E i cattolici? Dopo la caduta del potere temporale dei Papi, era proibita ai cattolici la partecipazione alla vita politica del nuovo stato italiano. Anche essi erano divisi tra intransigenti, che sognavano di riconquistare il potere temporale, e liberali – democratici che consideravano l’astensione del voto un dovere da osservare finchè il Papa lo imponeva, ma un grosso errore strategico a cui occorreva sollecitare la revoca. Quel giorno arrivò, ufficialmente, nel 1919 e fu Benedetto XV che permise al movimento cattolico di uscire finalmente allo scoperto.

In questo clima, don Luigi Sturzo – un sacerdote siciliano 48enne – lanciò il suo appello con il quale fondò un partito aconfessionale e a cui diede il nome ch’esso aveva dal Trentino, quando era austriaco: “Partito Popolare”. Il nuovo partito, pur diviso da una destra di stretta osservanza cattolica ed una sinistra progressista, ebbe in parlamento nelle elezioni politiche del 1919 un centinaio di eletti.

Fu questo l’esito felice dell’appello indirizzato a “tutti”: non un “partito cattolico” nè un “partito di cattolici”, ma un movimento in cui i valori appresi in sede religiosa venivano applicati nella pratica politica con assoluta coerenza e che non escludeva i non credenti con i quali condividere i medesimi valori umani sublimati dal cristianesimo. Don Sturzo si rivolse a “tutti” senza che nessuno sbandierasse il proprio credo religioso, ma la sola comune radice umana dei problemi e la necessità di condividerli per affrontarli e risolverli.

“Agli uomini liberi”, cioè a coloro che avevano una coscienza sciolta da pregiudizi, che aderivano con partecipazione spontanea e non basata sul clamore o su interessi di parte, che pensavano ed esprimevano liberamente ciò che pensavano, che volevano dare un senso alla propria autonomia.

“Agli uomini forti” nell’interiore dell’animo, nell’arditezza dei pensieri, nella forza dei valori che amavano, non solo muscolosi o caustici nel linguaggio. Forti di tenacia e di carica interiore, capaci di originalità, di creatività, non omologati. Decisi ad affrontare prove anche difficili nella discrezione e non nel clamore esterno ostentato per sollecitare l’applauso.

Solo gli uomini liberi e forti potranno, ieri come oggi, prospettare libertà e giustizia.
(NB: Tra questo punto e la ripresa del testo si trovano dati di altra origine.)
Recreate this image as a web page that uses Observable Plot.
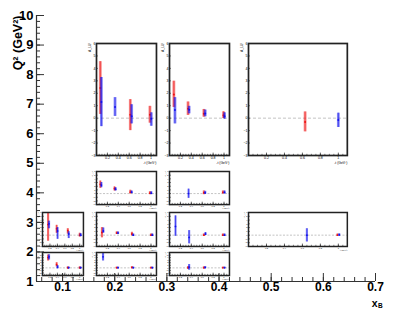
<!DOCTYPE html>
<html><head><meta charset="utf-8">
<script src="https://cdn.jsdelivr.net/npm/d3@7"></script>
<script src="https://cdn.jsdelivr.net/npm/@observablehq/plot@0.6"></script>
<style>
html,body{margin:0;padding:0;background:#fff;}
#chart{position:relative;width:399px;height:309px;overflow:hidden;font-family:"Liberation Sans",Arial,sans-serif;}
#chart svg{position:absolute;overflow:visible;background:transparent;max-width:none;}
</style></head><body><div id="chart"></div>
<script>
// ---- main axes ----
const xBTicks = [0.1, 0.2, 0.3, 0.4, 0.5, 0.6, 0.7];
const Q2Ticks = [1, 2, 3, 4, 5, 6, 7, 8, 9, 10];
const xBMinor = d3.range(0.06, 0.7001, 0.02);
const Q2Minor = d3.range(1, 10.001, 0.2);

// ---- inset axes ----
const tTicks = [0.2, 0.4, 0.6, 0.8, 1];
const tMinor = d3.range(0.05, 1.1, 0.05);
const aTicks = [-3, -2, -1, 0, 1, 2, 3, 4, 5, 6];

// ---- data: [-t, value, low, high] ----
const A_red  = [[0.07,2.43,0.30,4.54],[0.62,0.27,-1.00,1.49],[0.98,0.27,-0.40,0.95]];
const A_blue = [[0.09,1.30,-0.68,3.27],[0.34,0.90,0.14,1.65],[0.645,0.16,-0.46,1.08],[1.005,-0.05,-0.65,0.43]];
const B_red  = [[0.08,1.90,0.86,2.97],[0.34,0.76,0.22,1.30],[0.63,0.35,0.08,0.70],[0.99,0.24,-0.03,0.51]];
const B_blue = [[0.10,0.65,-0.46,1.65],[0.36,0.68,0.35,0.95],[0.655,0.38,0.11,0.65],[1.01,0.16,-0.08,0.43]];
const C_red  = [[0.63,-0.30,-1.10,0.50]];
const C_blue = [[1.00,-0.15,-0.75,0.40]];
const D_red  = [[0.07,2.50,1.44,3.40],[0.33,1.35,0.70,1.80],[0.62,0.36,-0.10,0.90],[0.98,0.10,-0.30,0.50]];
const D_blue = [[0.09,2.30,1.60,3.00],[0.35,1.20,0.70,1.60],[0.645,0.36,0.00,0.70],[1.005,0.10,-0.30,0.50]];
const E_red  = [[0.63,0.20,-0.30,0.70],[0.98,0.30,-0.10,0.70]];
const E_blue = [[0.35,0.00,-1.30,1.20],[0.655,0.20,-0.20,0.60],[1.01,0.30,-0.10,0.70]];
const F_red  = [[0.15,2.80,-1.60,6.00],[0.38,1.70,0.50,2.60],[0.68,1.20,0.30,1.70],[1.00,0.00,-0.50,0.50]];
const F_blue = [[0.175,3.00,1.70,3.70],[0.405,1.10,-1.10,2.00],[0.705,0.30,-0.90,0.90],[1.025,0.00,-0.40,0.40]];
const G_red  = [[0.10,0.70,-0.70,2.00],[0.37,0.55,0.25,0.85],[0.65,0.30,-0.20,0.75],[1.00,0.00,-0.30,0.30]];
const G_blue = [[0.125,1.10,0.50,1.90],[0.395,0.55,0.25,0.85],[0.675,0.00,-0.30,0.30],[1.025,0.00,-0.30,0.30]];
const H_red  = [[0.63,0.00,-0.30,0.30],[0.98,0.00,-0.30,0.30]];
const H_blue = [[0.11,2.30,-0.30,5.10],[0.36,-0.60,-2.30,1.20],[0.66,0.30,-0.10,0.70],[1.01,0.00,-0.30,0.30]];
const I_red  = [[0.99,0.00,-0.30,0.30]];
const I_blue = [[0.65,0.00,-1.80,1.70],[1.01,0.05,-0.25,0.35]];
const J_red  = [[0.15,4.00,2.70,5.00],[0.38,1.30,0.40,2.00],[0.68,0.00,-0.40,0.40],[1.00,0.00,-0.40,0.40]];
const J_blue = [[0.175,4.30,3.10,5.10],[0.405,0.30,-0.40,0.90],[0.705,0.00,-0.30,0.30],[1.025,0.00,-0.30,0.30]];
const K_red  = [[0.37,0.00,-0.30,0.30],[0.65,0.10,-0.30,0.50],[1.00,0.00,-0.30,0.30]];
const K_blue = [[0.12,4.30,2.70,5.60],[0.395,0.00,-0.30,0.30],[0.675,0.00,-0.30,0.30],[1.025,0.00,-0.30,0.30]];
const L_red  = [[0.34,0.00,-0.50,0.50],[0.63,0.00,-0.40,0.40],[0.98,0.00,-0.30,0.30]];
const L_blue = [[0.36,0.30,-0.90,1.30],[0.655,0.10,-0.30,0.50],[1.01,0.00,-0.30,0.30]];

// ---- inset layout: bin extents in (xB, Q2) ----
const colX = [[0.0615, 0.140], [0.165, 0.280], [0.305, 0.420], [0.4565, 0.646]];
const rowQ = {top: [5.26, 9.05], r4: [3.60, 4.72], r27: [2.18, 3.33], r18: [1.20, 1.98]};
const panels = [
  {col: 1, row: "top", red: A_red, blue: A_blue, big: true},
  {col: 2, row: "top", red: B_red, blue: B_blue, big: true},
  {col: 3, row: "top", red: C_red, blue: C_blue, big: true},
  {col: 1, row: "r4",  red: D_red, blue: D_blue},
  {col: 2, row: "r4",  red: E_red, blue: E_blue},
  {col: 0, row: "r27", red: F_red, blue: F_blue},
  {col: 1, row: "r27", red: G_red, blue: G_blue},
  {col: 2, row: "r27", red: H_red, blue: H_blue},
  {col: 3, row: "r27", red: I_red, blue: I_blue},
  {col: 0, row: "r18", red: J_red, blue: J_blue},
  {col: 1, row: "r18", red: K_red, blue: K_blue},
  {col: 2, row: "r18", red: L_red, blue: L_blue}
];

const FONT = '"Liberation Sans", Arial, Helvetica, sans-serif';
const container = document.getElementById("chart");

const main = Plot.plot({
  width: 399, height: 309,
  marginLeft: 36, marginRight: 24, marginTop: 15, marginBottom: 28,
  x: {domain: [0.05, 0.7]},
  y: {domain: [1, 10]},
  style: {fontFamily: FONT, background: "transparent", color: "#000"},
  marks: [
    Plot.axisX(xBMinor, {tickSize: -4, tickFormat: () => "", label: null, stroke: "#333"}),
    Plot.axisX(xBTicks, {tickSize: -8, tickPadding: 8.6, tickFormat: d => d.toFixed(1), fontSize: 12, fontWeight: "bold", label: null, stroke: "#333"}),
    Plot.axisY(Q2Minor, {tickSize: -4, tickFormat: () => "", label: null, stroke: "#333"}),
    Plot.axisY(Q2Ticks, {tickSize: -8, tickPadding: 11, fontSize: 13, fontWeight: "bold", label: null, stroke: "#333"}),
    Plot.ruleX([0.05], {stroke: "#333", strokeWidth: 1.2}),
    Plot.ruleY([1], {stroke: "#333", strokeWidth: 1.2}),
    Plot.text(["Q² (GeV²)"], {text: d => d, frameAnchor: "top-left", rotate: -90, textAnchor: "end", dx: -23, fontSize: 12.5, fontWeight: "bold"}),
    Plot.text(["x"], {text: d => d, frameAnchor: "bottom-right", textAnchor: "end", lineAnchor: "bottom", dx: 2, dy: 25.8, fontSize: 10.5, fontWeight: "bold"}),
    Plot.text(["B"], {text: d => d, frameAnchor: "bottom-right", textAnchor: "start", lineAnchor: "bottom", dx: 2.5, dy: 26, fontSize: 6.5, fontWeight: "bold"})
  ]
});
main.style.left = "0px"; main.style.top = "0px";
container.append(main);

const sx = main.scale("x"), sy = main.scale("y");
const RED = "#ee1111", BLUE = "#1111ee";

function toRows(arr) { return arr.map(([t, v, lo, hi]) => ({t, v, lo, hi})); }

for (const p of panels) {
  const [x0, x1] = colX[p.col];
  const [q0, q1] = rowQ[p.row];
  const left = sx.apply(x0), right = sx.apply(x1);
  const top = sy.apply(q1), bottom = sy.apply(q0);
  const w = right - left, h = bottom - top;
  const big = !!p.big;
  const fs = big ? 3.6 : 2.3;
  const titleFs = big ? 3.4 : 2.0;
  const titleDy = big ? fs * 1.6 : 3.4;
  const ml = 10, mr = 4, mt = 4, mb = big ? 12 : 8;
  const bw = big ? 2.8 : 2.2;
  const red = toRows(p.red), blue = toRows(p.blue);
  const errMarks = (data, col) => [
    Plot.ruleX(data, {x: "t", y1: "lo", y2: "hi", stroke: col, strokeOpacity: 0.5, strokeWidth: bw}),
    Plot.ruleX(data, {x: "t", y1: "lo", y2: "hi", stroke: col, strokeOpacity: 0.8, strokeWidth: 0.7}),
    Plot.dot(data, {x: "t", y: "v", r: big ? 1.0 : 0.9, fill: col, stroke: "none"})
  ];
  const inset = Plot.plot({
    width: w + ml + mr, height: h + mt + mb,
    marginLeft: ml, marginRight: mr, marginTop: mt, marginBottom: mb,
    x: {domain: [0, 1.1]},
    y: {domain: [-3, 6]},
    style: {fontFamily: FONT, fontSize: fs + "px", background: "transparent", color: "#000"},
    marks: [
      Plot.ruleY([0], {stroke: "#aaa", strokeDasharray: big ? "3,2" : "2,1.5", strokeWidth: 0.7}),
      ...errMarks(red, RED),
      ...errMarks(blue, BLUE),
      Plot.axisX(tMinor, {tickSize: -1.2, tickFormat: () => "", label: null, strokeWidth: 0.5}),
      Plot.axisX(tTicks, {tickSize: -2.4, tickPadding: 3.4, tickFormat: d => d === 1 ? "1" : d.toFixed(1), fontSize: fs, label: null, strokeWidth: 0.6}),
      Plot.axisY(aTicks, {tickSize: -1.8, tickPadding: 2.8, fontSize: fs, label: null, strokeWidth: 0.6}),
      Plot.text(["-t (GeV²)"], {text: d => d, frameAnchor: "bottom-right", textAnchor: "end", lineAnchor: "top", dy: titleDy, fontSize: titleFs}),
      Plot.text(["A_LU"], {text: d => d, frameAnchor: "top-left", rotate: -90, textAnchor: "end", dx: -fs * 2.2, fontSize: titleFs}),
      Plot.frame({stroke: "#222", strokeWidth: big ? 1.7 : 1.5})
    ]
  });
  inset.style.left = (left - ml) + "px";
  inset.style.top = (top - mt) + "px";
  container.append(inset);
}
</script>
</body></html>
Le libertà politiche, sociali ed economiche erano un preliminare per ottenere la pace, che a sua volta era fonte di speranza e di serenità. Era un impegno continuo da essere salvaguardato con rigore e anche con sobrietà. Solo dopo pochi anni, gli uomini sceglieranno di seguire l’onda di chi avrebbe promesso ordine e disciplina. Preferendo trovarsi soli con se stessi e con le scelte da compiere, si faranno quietamente condurre per mano dalla guida del potente di turno che porterà il popolo ad una seconda guerra mondiale.
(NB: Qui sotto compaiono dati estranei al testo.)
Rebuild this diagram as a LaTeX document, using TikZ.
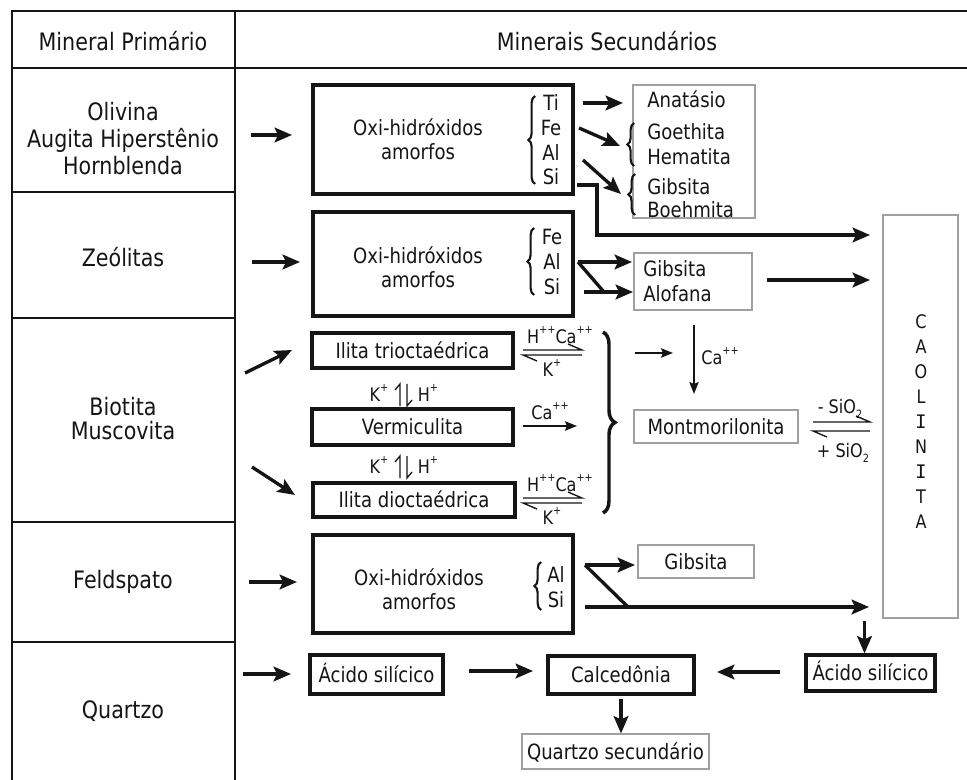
\documentclass[tikz,border=0pt]{standalone}
\usepackage{fontspec}
\setmainfont{DejaVu Sans}[FakeStretch=0.86]
\newfontfamily\capfont{DejaVu Sans Mono}
\usetikzlibrary{arrows.meta,decorations.pathreplacing}
\definecolor{ink}{HTML}{151515}
\definecolor{gline}{HTML}{A0A0A0}
\newcommand\FBig{\fontsize{18}{20}\selectfont}
\newcommand\FNorm{\fontsize{15.75}{18}\selectfont}
\newcommand\FSmall{\fontsize{14}{16}\selectfont}
\newcommand\FLet{\fontsize{14}{16}\selectfont}
\newcommand\sps[1]{\raisebox{0.55em}{\fontsize{8.5}{8.5}\selectfont #1}}
\newcommand\sbs[1]{\raisebox{-0.25em}{\fontsize{8.5}{8.5}\selectfont #1}}
\newcommand\MkBox[7]{\node[#6, minimum width={(#4-#2)*0.75pt}, minimum height={(#5-#3)*0.75pt}] (#1) at ({(#2+#4)/2},{(#3+#5)/2}) {#7};}
\begin{document}
\begin{tikzpicture}[x=0.75pt,y=-0.75pt,
  every node/.style={text=ink, inner sep=0pt},
  big/.style={font=\FBig, text height=13.1pt, text depth=0pt},
  nrm/.style={font=\FNorm, text height=11.5pt, text depth=0pt},
  sml/.style={font=\FSmall, text height=10.2pt, text depth=0pt},
  let/.style={font=\FLet, text height=10.2pt, text depth=0pt},
  box/.style={draw=ink, line width=2.4pt},
  gbox/.style={draw=gline, line width=0.8pt},
  arr/.style={draw=ink, line width=2.5pt, -{Stealth[length=13pt,width=11pt,inset=2.5pt]}},
  tarr/.style={draw=ink, line width=1.3pt, -{Stealth[length=9pt,width=7pt,inset=1.5pt]}},
  tbl/.style={draw=ink, line width=2.2pt},
  ln/.style={draw=ink, line width=2.5pt},
  hp/.style={draw=ink, line width=1pt},
  brc/.style={draw=ink, line width=1.6pt, decorate, decoration={brace, amplitude=5pt}},
  bigbrc/.style={draw=ink, line width=2.6pt, decorate, decoration={brace, amplitude=9pt}},
]
\useasboundingbox (0,0) rectangle (967,780);
% ---------- table ----------
\draw[tbl] (967,11) -- (12,11) -- (12,780);
\draw[tbl] (235,11) -- (235,780);
\draw[tbl] (12,68) -- (967,68);
\draw[tbl] (12,192) -- (235,192);
\draw[tbl] (12,318) -- (235,318);
\draw[tbl] (12,522) -- (235,522);
\draw[tbl] (12,642) -- (235,642);
\node[big] (hl) at (123,42) {Mineral Primário};
\node[big] (hr) at (607,42) {Minerais Secundários};
\node[big] (oli) at (123,112) {Olivina};
\node[big] (aug) at (123,139) {Augita Hiperstênio};
\node[big] (hor) at (123,166) {Hornblenda};
\node[big] (zeo) at (123,258) {Zeólitas};
\node[big] (bio) at (123,407) {Biotita};
\node[big] (mus) at (123,431) {Muscovita};
\node[big] (fel) at (123,580) {Feldspato};
\node[big] (qtz) at (123,710) {Quartzo};
% ---------- row 1 ----------
\MkBox{ox1}{313}{85}{573}{194}{box}{}
\node[nrm] (ox1a) at (418,128) {Oxi-hidróxidos};
\node[nrm] (ox1b) at (418,152) {amorfos};
\node[nrm] (ti) at (551,103) {Ti};
\node[nrm] (fe) at (551,128) {Fe};
\node[nrm] (al) at (551,153) {Al};
\node[nrm] (si) at (551,177) {Si};
\draw[brc] (535,184) -- (535,96);
\MkBox{gb1}{633}{85}{755}{218}{gbox}{}
\node[nrm,anchor=west] (anat) at (647,100) {Anatásio};
\node[nrm,anchor=west] (goet) at (647,132) {Goethita};
\node[nrm,anchor=west] (hema) at (647,157) {Hematita};
\node[nrm,anchor=west] (gib1) at (647,187) {Gibsita};
\node[nrm,anchor=west] (boeh) at (647,210) {Boehmita};
\draw[brc] (634,166) -- (634,123);
\draw[brc] (635,215) -- (635,174);
\coordinate (r1a) at (251,135); \coordinate (r1b) at (292,135);
\draw[arr] (r1a) -- (r1b);
\coordinate (tia) at (583,103); \coordinate (tib) at (623,103);
\draw[arr] (tia) -- (tib);
\coordinate (fea) at (579,128); \coordinate (feb) at (620,146);
\draw[arr] (fea) -- (feb);
\coordinate (ala) at (583,160); \coordinate (alb) at (621,194);
\draw[arr] (ala) -- (alb);
\coordinate (sia) at (577,185); \coordinate (sib) at (597,235); \coordinate (sic) at (870,235);
\draw[arr] (sia) -| (sib) -- (sic);
% ---------- row 2 ----------
\MkBox{ox2}{313}{212}{573}{316}{box}{}
\node[nrm] (ox2a) at (418,256) {Oxi-hidróxidos};
\node[nrm] (ox2b) at (418,280) {amorfos};
\node[nrm] (fe2) at (552,237) {Fe};
\node[nrm] (al2) at (552,262) {Al};
\node[nrm] (si2) at (552,287) {Si};
\draw[brc] (534,295) -- (534,228);
\MkBox{gb2}{634}{253}{752}{310}{gbox}{}
\node[nrm,anchor=west] (gib2) at (643,269) {Gibsita};
\node[nrm,anchor=west] (alof) at (643,294) {Alofana};
\coordinate (r2a) at (252,262); \coordinate (r2b) at (300,262);
\draw[arr] (r2a) -- (r2b);
\coordinate (a2a) at (578,262); \coordinate (a2b) at (632,262);
\draw[arr] (a2a) -- (a2b);
\coordinate (a2c) at (604,292);
\draw[ln] (a2a) -- (a2c);
\coordinate (a2d) at (584,292); \coordinate (a2e) at (633,292);
\draw[arr] (a2d) -- (a2e);
\coordinate (a2f) at (767,280); \coordinate (a2g) at (870,280);
\draw[arr] (a2f) -- (a2g);
% ---------- caolinita ----------
\MkBox{caol}{883}{215}{958}{618}{gbox}{}
\node[let] (c1) at (921,322) {C};
\node[let] (c2) at (921,347) {A};
\node[let] (c3) at (921,372) {O};
\node[let] (c4) at (921,397) {L};
\node[let] (c5) at (921,422) {\capfont I};
\node[let] (c6) at (921,447) {N};
\node[let] (c7) at (921,472) {\capfont I};
\node[let] (c8) at (921,497) {T};
\node[let] (c9) at (921,522) {A};
% ---------- row 3 ----------
\MkBox{ilt}{312}{333}{513}{368}{box,nrm}{Ilita trioctaédrica}
\MkBox{verm}{312}{409}{513}{445}{box,nrm}{Vermiculita}
\MkBox{ild}{313}{483}{515}{517}{box,nrm}{Ilita dioctaédrica}
\coordinate (r3a) at (245,373); \coordinate (r3b) at (292,350);
\draw[arr] (r3a) -- (r3b);
\coordinate (r3c) at (252,467); \coordinate (r3d) at (295,495);
\draw[arr] (r3c) -- (r3d);
\node[sml] (k1) at (379,395) {K\sps{+}};
\node[sml] (h1) at (428,395) {H\sps{+}};
\draw[hp] (400,406) -- (400,384) -- (395,390);
\draw[hp] (407,384) -- (407,406) -- (412,400);
\node[sml] (k2) at (379,467) {K\sps{+}};
\node[sml] (h2) at (428,467) {H\sps{+}};
\draw[hp] (400,478) -- (400,456) -- (395,462);
\draw[hp] (407,456) -- (407,478) -- (412,472);
\node[sml] (hca1) at (560,337) {H\sps{++}Ca\sps{++}};
\draw[hp] (523,350) -- (582,350) -- (568,344);
\draw[hp] (582,355) -- (523,355) -- (537,361);
\node[sml] (kk1) at (552,370) {K\sps{+}};
\node[sml] (ca1) at (550,413) {Ca\sps{++}};
\coordinate (va) at (523,426); \coordinate (vb) at (577,426);
\draw[tarr] (va) -- (vb);
\node[sml] (hca2) at (560,485) {H\sps{++}Ca\sps{++}};
\draw[hp] (523,498) -- (582,498) -- (568,492);
\draw[hp] (582,503) -- (523,503) -- (537,509);
\node[sml] (kk2) at (552,518) {K\sps{+}};
\draw[bigbrc] (603,332) -- (603,513);
\coordinate (ba) at (635,353); \coordinate (bb) at (673,353);
\draw[tarr] (ba) -- (bb);
\coordinate (ca) at (694,325); \coordinate (cb) at (694,394);
\draw[tarr] (ca) -- (cb);
\node[sml] (ca2) at (720,358) {Ca\sps{++}};
\MkBox{mont}{634}{410}{798}{443}{gbox,nrm}{Montmorilonita}
\node[sml] (msi) at (840,407) {- SiO\sbs{2}};
\draw[hp] (813,422) -- (870,422) -- (856,416);
\draw[hp] (870,431) -- (813,431) -- (827,437);
\node[sml] (psi) at (843,451) {+ SiO\sbs{2}};
% ---------- row 4 ----------
\MkBox{ox3}{313}{535}{573}{633}{box}{}
\node[nrm] (ox3a) at (419,578) {Oxi-hidróxidos};
\node[nrm] (ox3b) at (419,602) {amorfos};
\node[nrm] (al3) at (556,575) {Al};
\node[nrm] (si3) at (556,600) {Si};
\draw[brc] (541,610) -- (541,562);
\MkBox{gb3}{638}{545}{754}{578}{gbox,nrm}{Gibsita}
\coordinate (r4a) at (249,582); \coordinate (r4b) at (297,582);
\draw[arr] (r4a) -- (r4b);
\coordinate (f1) at (585,565); \coordinate (f2) at (635,565);
\draw[arr] (f1) -- (f2);
\coordinate (f3) at (628,607);
\draw[ln] (f1) -- (f3);
\coordinate (f4) at (585,607); \coordinate (f5) at (869,607);
\draw[arr] (f4) -- (f5);
% ---------- row 5 ----------
\coordinate (r5a) at (243,674); \coordinate (r5b) at (291,674);
\draw[arr] (r5a) -- (r5b);
\MkBox{ac1}{310}{655}{443}{694}{box,nrm}{Ácido silícico}
\MkBox{calc}{548}{656}{694}{694}{box,nrm}{Calcedônia}
\MkBox{ac2}{806}{655}{935}{691}{box,nrm}{Ácido silícico}
\MkBox{qsec}{522}{734}{709}{769}{gbox,nrm}{Quartzo secundário}
\coordinate (q1) at (469,671); \coordinate (q2) at (533,671);
\draw[arr] (q1) -- (q2);
\coordinate (q3) at (780,672); \coordinate (q4) at (717,672);
\draw[arr] (q3) -- (q4);
\draw[arr] (caol.south -| ac2.north) ++(-6,2) coordinate (q5) -- (q5 |- ac2.north);
\draw[arr] (calc.south) ++(0,3) coordinate (q6) -- (q6 |- qsec.north) ;
\end{tikzpicture}
\end{document}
Il sonno della libertà non avrebbe portato a una vera giustizia, che è soprattutto uguaglianza fra tutti gli uomini, e non solo equità, e il veleno dell’odio avrebbe perforato goccia dopo goccia le coscienze personali e collettive.

Don Sturzo sarà costretto all’esilio, dapprima a Londra e poi negli Stati Uniti, e da lì continuerà a combattere con i suoi scritti la potenza assoluta dello stato e a proclamare, sulla scia degli insegnamenti di Jacques Maritain, che la struttura portante della politica dev’essere la persona davanti alla quale “non è mai permesso compiere il male per fare il bene”.

Rientrato nell’Italia libera, don Sturzo fu nominato senatore a vita e dai banchi del Senato e dalle pagine di un giornale alzerà alta la sua voce per dare al parlamento la sua indipendenza dalle ingerenze partitocratiche che “come piovre a poco a poco soffocano e stroncano” la vita democratica, combatterà l’elefantiasi dello stato burocratico (“lo stato getta milioni e milioni dalla finestra per quella demagogia che è penetrata nelle ossa dei politicanti italiani”), il populismo (“quando si vuole l’impossibile non si può vincere la disoccupazione e debellare il pauperismo”), i rapporti dell’economia con il mondo bancario (“la perdita della libertà economica segnerà la perdita effettiva della libertà politica”), la corruzione nell’attività politica.

Morirà a Roma nell’agosto di sessanta anni fa. Pochi mesi prima, ebbi il dono di conoscerlo accompagnando un anziano “popolare” che gli rendeva visita in un convento di suore canossiane sull’Appia Antica. Al momento di congedarmi, lo salutai: “Lieto di averla conosciuta, Senatore!”. Con i suoi occhi chiari, mi fissò e mi rispose: “Io sono un sacerdote, non un politico!”. Quando, a Roma, passo davanti al rinnovato “Santa Chiara” non posso fare a meno di pensare agli uomini liberi e forti e chiedermi se coloro che entrano nei vicini palazzi lo siano davvero!